Using Transitional Points in the Optical Injection Locking Behavior of a Semiconductor Laser to Extract Its Dimensionless Operating Parameters

• Published in: IEEE journal of selected topics in quantum electronics Vol. 28; no. 1: Semiconductor Lasers; pp. 1 - 9
• Main Authors: Herrera, Daniel, Kovanis, Vassilios, Lester, Luke
• Format: Journal Article
• Language: English
• Published: New York IEEE 01.01.2022; The Institute of Electrical and Electronics Engineers, Inc. (IEEE)

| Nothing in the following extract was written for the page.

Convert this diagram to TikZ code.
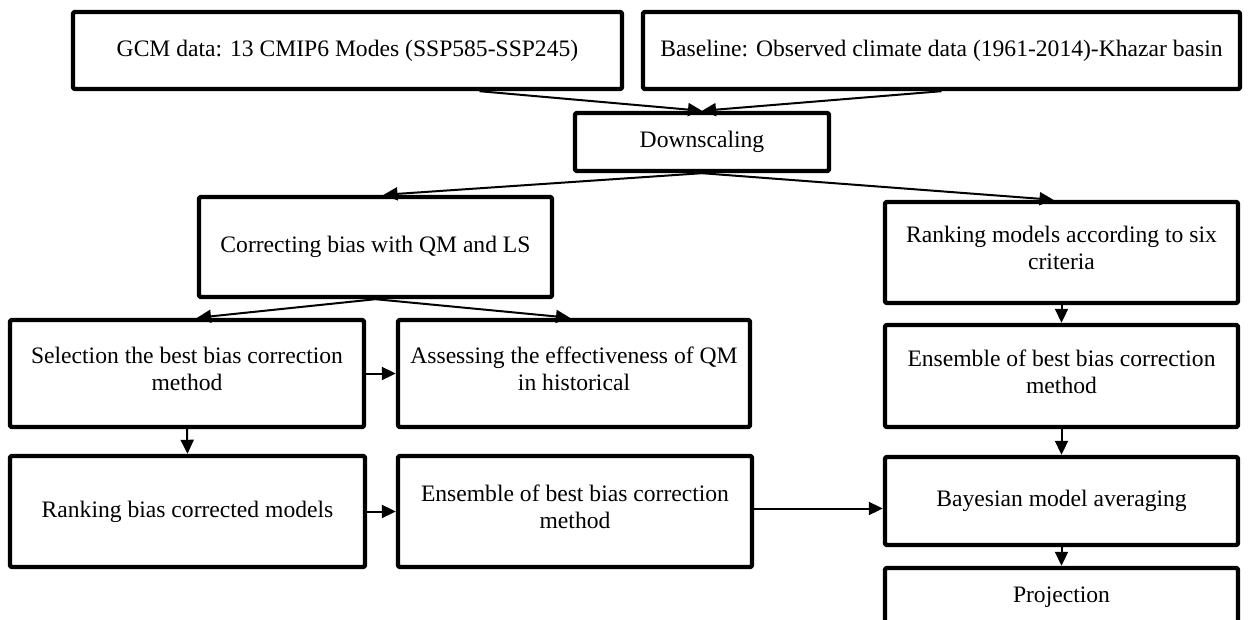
\documentclass[tikz,border=0pt]{standalone}
\usepackage{fontspec}
\setmainfont{Liberation Serif}
\usetikzlibrary{arrows.meta,calc}
\begin{document}
\begin{tikzpicture}[x=0.5pt,y=-0.5pt,
  box/.style={draw=black, line width=2.2pt, rounded corners=1pt, line join=round, inner sep=0pt, align=center,
    font=\fontsize{11.8pt}{13.5pt}\selectfont},
  twoline/.style={text depth=4.5pt},
  arr/.style={line width=1pt, -{Triangle[length=7pt,width=6.5pt]}}]
\clip (0,0) rectangle (1248,620);
\fill[white] (0,0) rectangle (1248,620);
\node[box, minimum width=274.5pt, minimum height=38.5pt] (gcm) at (347.5,50.5) {GCM data: 13 CMIP6 Modes (SSP585-SSP245)};
\node[box, minimum width=298.5pt, minimum height=38.5pt] (base) at (941.5,50.5) {Baseline: Observed climate data (1961-2014)-Khazar basin};
\node[box, minimum width=127pt, minimum height=29pt] (down) at (702,142) {Downscaling};
\node[box, minimum width=176.5pt, minimum height=50pt] (corr) at (375.5,247) {Correcting bias with QM and LS};
\node[box, twoline, minimum width=176.5pt, minimum height=50.5pt] (rank6) at (1061.5,252.5) {Ranking models according to six\\criteria};
\node[box, twoline, minimum width=177pt, minimum height=53.5pt] (sel) at (187,373.5) {Selection the best bias correction\\method};
\node[box, twoline, minimum width=176pt, minimum height=53.5pt] (assess) at (574,373.5) {Assessing the effectiveness of QM\\in historical};
\node[box, twoline, minimum width=176.5pt, minimum height=51pt] (ensR) at (1061.5,376) {Ensemble of best bias correction\\method};
\node[box, minimum width=177.5pt, minimum height=55.5pt] (rankbc) at (187.5,511.5) {Ranking bias corrected models};
\node[box, twoline, minimum width=177pt, minimum height=55.5pt] (ensM) at (575,511.5) {Ensemble of best bias correction\\method};
\node[box, minimum width=176.5pt, minimum height=44pt] (bma) at (1061.5,501) {Bayesian model averaging};
\node[box, minimum width=176.5pt, minimum height=29pt] (proj) at (1061.5,597) {Projection};
% connectors
\draw[arr] ($(gcm.south)+(132,0)$) -- (down.north);
\draw[arr] (base.south) -- (down.north);
\draw[arr] (down.south) -- ($(corr.north)+(8,0)$);
\draw[arr] (down.south) -- ($(rank6.north)+(-8,0)$);
\draw[arr] (corr.south) -- ($(sel.north)+(10,0)$);
\draw[arr] (corr.south) -- ($(assess.north)+(-4,0)$);
\draw[arr] (sel.east) -- (assess.west);
\draw[arr] (sel.south) -- (rankbc.north);
\draw[arr] (rankbc.east) -- (ensM.west);
\coordinate (mout) at ($(ensM.east)+(0,-3)$);
\draw[arr] (mout) -- (mout -| bma.west);
\draw[arr] (rank6.south) -- (ensR.north);
\draw[arr] (ensR.south) -- (bma.north);
\draw[arr] (bma.south) -- (proj.north);
\end{tikzpicture}
\end{document}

• Subjects: Boundaries; Distributed feedback devices; Distributed feedback lasers; Frequency locking; Hopf bifurcation; Injection locked oscillators; Laser mode locking; Laser stability; Lasers; Mathematical analysis; Nonlinear optics; Optical feedback; Optical injection; Optical pumping; Parameters; Relaxation oscillations; Semiconductor lasers; Spectrum analysers; Threshold currents
• ISSN: 1077-260X; 1558-4542
• DOI: 10.1109/JSTQE.2021.3075645

The complete set of intrinsic dimensionless parameters of a packaged and fiber-pigtailed distributed feedback (DFB) semiconductor laser are extracted from the non-linear operational stability boundaries of the optical-injection-locking (OIL) architecture. Specifically, this procedure is done by relating the intrinsic parameters to the injection ratios corresponding to the Hopf bifurcation points at zero detuning, as well as the detuning of the Hopf-Saddle-Node point. The bifurcation points of the injected laser's operational space are found by coupling its output into a high-resolution optical spectrum analyzer. This is enabled by establishing a 30 dB side mode suppression ratio between the central mode and Period 1 oscillations to define the boundaries of Stable Locking. Along with the laser's threshold current and free-running relaxation oscillation frequencies, performing these measurements over a range of pumping values allows for the calculation of the laser's linewidth enhancement factor, irrespective of the device packaging. Utilizing a high pump approximation, the remaining dimensionless parameters are extracted after obtaining the photon lifetime. Using this approach, the operational capabilities of an arbitrarily-packaged laser can be determined, allowing for the analysis of an injected laser's operational space for a variety high-frequency and dynamical applications.